Gilbert Hausmann Award 2018 - Dmitry Ovchinnikov
Influence of structural and electrostatic disorder on transport properties of monolayers of two-dimensional semiconductors
EPFL thesis n°7678 (2017)
Thesis director: Prof. A. Kis
"For his exceptional contributions to the understanding of electrical conduction in two-dimensional semiconductors and the discovery of a unique switching behavior in electrolytically gated transistors using the two-dimensional semiconductor rhenium disulfide."
Two-dimensional materials (2D materials) are under intensive investigation recently due to the variety of electronic properties and surprising enrichment of condensed matter physics field which they offer. They could in principle outperform commercially available materials and fill several emerging technological niches, for instance flexible electronics and optoelectronics devices, where their combination of high crystallinity, mechanical flexibility and strong light-matter interactions could enable new levels of performance. One unexpected challenge is the ultrathin body of those materials, where transistor or light-emitting diode consists only of one atom thick material and any lattice defect or external perturbation could lead to large variability of performance.

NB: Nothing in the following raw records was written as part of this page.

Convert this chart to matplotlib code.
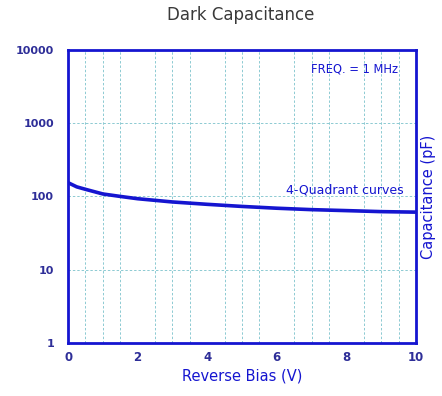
import numpy as np
import matplotlib
matplotlib.use('Agg')
import matplotlib.pyplot as plt

# values
bias_v = [0, 0.25, 0.5, 1, 1.5, 2, 3, 4, 5, 6, 7, 8, 9, 10]
cap_pf = [154, 135, 125, 108, 100, 93, 84, 78, 73, 69, 66, 64, 62, 61]
x_ticks = [0, 2, 4, 6, 8, 10]
y_ticks = [1, 10, 100, 1000, 10000]
y_ticklabels = ['1', '10', '100', '1000', '10000']

blue = '#1515d0'
navy = '#2e2e98'
grid_col = '#8ccad2'

plt.rcParams['font.family'] = ['DejaVu Sans']

fig = plt.figure(figsize=(4.42, 3.96), dpi=100)
ax = fig.add_axes([0.154, 0.134, 0.787, 0.740])

ax.plot(bias_v, cap_pf, color=blue, lw=2.6, solid_capstyle='butt')

ax.set_yscale('log')
ax.set_xlim(0, 10)
ax.set_ylim(1, 10000)

ax.set_xticks(x_ticks)
ax.set_xticklabels([str(t) for t in x_ticks])
ax.set_yticks(y_ticks)
ax.set_yticklabels(y_ticklabels)
ax.yaxis.set_minor_locator(matplotlib.ticker.NullLocator())
ax.set_xticks(np.arange(0.5, 10, 0.5), minor=True)

ax.tick_params(axis='both', which='both', length=0)
ax.tick_params(axis='y', pad=10, labelsize=8, labelcolor=navy)
ax.tick_params(axis='x', pad=6, labelsize=8.5, labelcolor=navy)
for lab in ax.get_yticklabels() + ax.get_xticklabels():
    lab.set_fontweight('bold')

ax.grid(True, axis='x', which='minor', color=grid_col, ls=(0, (2.5, 2)), lw=0.7)
ax.grid(True, axis='y', which='major', color=grid_col, ls=(0, (2.5, 2)), lw=0.7)

for s in ax.spines.values():
    s.set_color(blue)
    s.set_linewidth(2)

ax.set_xlabel('Reverse Bias (V)', color=blue, fontsize=10.5, labelpad=3)
ax.yaxis.set_label_position('right')
ax.set_ylabel('Capacitance (pF)', color=blue, fontsize=10.5, labelpad=4)

ax.text(0.948, 0.935, 'FREQ. = 1 MHz', transform=ax.transAxes, ha='right', va='center',
        color=blue, fontsize=8.3)
ax.text(0.966, 0.522, '4-Quadrant curves', transform=ax.transAxes, ha='right', va='center',
        color=blue, fontsize=9)

fig.text(0.545, 0.962, 'Dark Capacitance', ha='center', va='center', color='#3a3a3a',
         fontsize=12)

fig.savefig('out.png', dpi=100)
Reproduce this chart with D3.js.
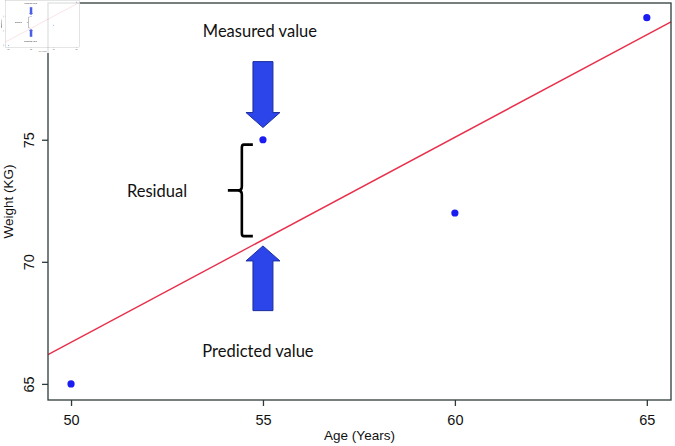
<!DOCTYPE html>
<html>
<head>
<meta charset="utf-8">
<script src="https://cdn.jsdelivr.net/npm/d3@7"></script>
<style>
  body { margin: 0; background: #fff; }
  svg { display: block; }
</style>
</head>
<body>
<div id="chart-area"></div>
<script>
var width = 675,
	height = 446;

var margin = {top: 3, right: 4, bottom: 46, left: 48};

// data
var ages = [50, 55, 60, 65];
var weights = [65, 75, 72, 80];
var xTicks = [50, 55, 60, 65];
var yTicks = [65, 70, 75];

// annotation anchors (age, weight)
var measuredArrow = {age: 55, tip: 75.5, tail: 78.2};
var predictedArrow = {age: 55, tip: 70.65, tail: 68.0};
var brace = {age: 54.45, top: 74.8, bottom: 71.05};
var labels = [
	{text: "Measured value", age: 54.92, weight: 79.39},
	{text: "Residual", age: 52.24, weight: 72.83},
	{text: "Predicted value", age: 54.87, weight: 66.27}
];

var svg = d3.select("#chart-area").append("svg")
	.attr("width", width)
	.attr("height", height);

// least squares fit
var mx = d3.mean(ages), my = d3.mean(weights);
var sxy = d3.sum(ages, function(d, i) { return (d - mx) * (weights[i] - my); });
var sxx = d3.sum(ages, function(d) { return (d - mx) * (d - mx); });
var slope = sxy / sxx;
var intercept = my - slope * mx;

function drawChart(g) {
	var x = d3.scaleLinear().domain([49.4, 65.63]).range([margin.left, width - margin.right]);
	var y = d3.scaleLinear().domain([64.34, 80.6]).range([height - margin.bottom, margin.top]);

	g.append("rect")
		.attr("width", width).attr("height", height)
		.attr("fill", "#fff");

	// fitted line, clipped to the box by the domain ends
	var x0 = x.domain()[0], x1 = x.domain()[1];
	g.append("line")
		.attr("x1", x(x0)).attr("y1", y(intercept + slope * x0))
		.attr("x2", x(x1)).attr("y2", y(intercept + slope * x1))
		.attr("stroke", "#e8304c")
		.attr("stroke-width", 1.4);

	g.selectAll("circle.pt")
		.data(ages)
		.enter()
		.append("circle")
		.attr("class", "pt")
		.attr("cx", function(d) { return x(d); })
		.attr("cy", function(d, i) { return y(weights[i]); })
		.attr("r", 3.6)
		.attr("fill", "#1a1cf0");

	// axes
	var xAxis = g.append("g")
		.attr("transform", "translate(0," + (height - margin.bottom) + ")")
		.call(d3.axisBottom(x).tickValues(xTicks).tickSize(6).tickPadding(9));
	var yAxis = g.append("g")
		.attr("transform", "translate(" + margin.left + ",0)")
		.call(d3.axisLeft(y).tickValues(yTicks).tickSize(6).tickPadding(4));

	[xAxis, yAxis].forEach(function(a) {
		a.select(".domain").remove();
		a.selectAll("line").attr("stroke", "#2f3a3a").attr("stroke-width", 1.3);
		a.selectAll("text")
			.attr("font-family", "Liberation Sans, Arial, sans-serif")
			.attr("font-size", 14.5)
			.attr("fill", "#111");
	});
	yAxis.selectAll(".tick text")
		.attr("text-anchor", "middle")
		.attr("dy", null)
		.attr("x", null)
		.attr("transform", "translate(-18,0) rotate(-90)")
		.attr("dominant-baseline", "middle");

	g.append("rect")
		.attr("x", margin.left).attr("y", margin.top)
		.attr("width", width - margin.left - margin.right)
		.attr("height", height - margin.bottom - margin.top)
		.attr("fill", "none")
		.attr("stroke", "#2f3a3a")
		.attr("stroke-width", 1.3);

	g.append("text")
		.attr("x", (margin.left + width - margin.right) / 2)
		.attr("y", height - 6)
		.attr("text-anchor", "middle")
		.attr("font-family", "Liberation Sans, Arial, sans-serif")
		.attr("font-size", 13.5)
		.attr("fill", "#111")
		.text("Age (Years)");

	g.append("text")
		.attr("transform", "translate(13," + ((margin.top + height - margin.bottom) / 2) + ") rotate(-90)")
		.attr("text-anchor", "middle")
		.attr("font-family", "Liberation Sans, Arial, sans-serif")
		.attr("font-size", 13.5)
		.attr("fill", "#111")
		.text("Weight (KG)");

	// block arrows
	var shaft = 10, head = 17;
	function arrowPath(a) {
		var cx = x(a.age), tip = y(a.tip), tail = y(a.tail);
		var dir = tail < tip ? 1 : -1;  // 1 = pointing down
		var base = tip - dir * 15;
		return "M" + (cx - shaft) + "," + tail +
			"L" + (cx + shaft) + "," + tail +
			"L" + (cx + shaft) + "," + base +
			"L" + (cx + head) + "," + base +
			"L" + cx + "," + tip +
			"L" + (cx - head) + "," + base +
			"L" + (cx - shaft) + "," + base + "Z";
	}
	g.selectAll("path.arrow")
		.data([measuredArrow, predictedArrow])
		.enter()
		.append("path")
		.attr("class", "arrow")
		.attr("d", arrowPath)
		.attr("fill", "#2b45ea")
		.attr("stroke", "#1d2f9e")
		.attr("stroke-width", 1);

	// curly brace
	var bx = x(brace.age), bt = y(brace.top), bb = y(brace.bottom), bm = (bt + bb) / 2;
	g.append("path")
		.attr("d", "M" + (bx + 11) + "," + bt +
			"L" + (bx + 2) + "," + bt +
			"Q" + bx + "," + bt + " " + bx + "," + (bt + 3) +
			"L" + bx + "," + (bm - 4) +
			"Q" + bx + "," + bm + " " + (bx - 4) + "," + bm +
			"L" + (bx - 14) + "," + bm +
			"M" + (bx - 4) + "," + bm +
			"Q" + bx + "," + bm + " " + bx + "," + (bm + 4) +
			"L" + bx + "," + (bb - 3) +
			"Q" + bx + "," + bb + " " + (bx + 2) + "," + bb +
			"L" + (bx + 11) + "," + bb)
		.attr("fill", "none")
		.attr("stroke", "#000")
		.attr("stroke-width", 2.6);

	g.selectAll("text.note")
		.data(labels)
		.enter()
		.append("text")
		.attr("class", "note")
		.attr("x", function(d) { return x(d.age); })
		.attr("y", function(d) { return y(d.weight); })
		.attr("text-anchor", "middle")
		.attr("dominant-baseline", "middle")
		.attr("font-family", "Lato, Open Sans, sans-serif")
		.attr("font-size", 16.5)
		.attr("fill", "#111")
		.text(function(d) { return d.text; });
}

// main chart
drawChart(svg.append("g"));

// small thumbnail copy in the top-left corner
var thumb = svg.append("g")
	.attr("transform", "translate(0,0) scale(0.118)")
	.attr("opacity", 0.85);
drawChart(thumb);
</script>
</body>
</html>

This thesis explores monolayers of semiconducting 2D materials and establishes connection between structural or electrostatic disorder and transport properties of those materials. First, we study grain boundaries, which are well known sources of scattering and show that certain types of engineered grain boundaries would lead to no degradation of carrier mobility. Next, we build a model system, where one could in situ vary electrostatic disorder and measure transport properties simultaneously. This model system based on rhenium disulfide (ReS2) demonstrates how conductivity and mobility of charge carriers would be affected by different levels of electrostatic disorder. Simple model explains those findings from the perspective of two-dimensional localization and provides “rule of thumb” for materials choice and device design.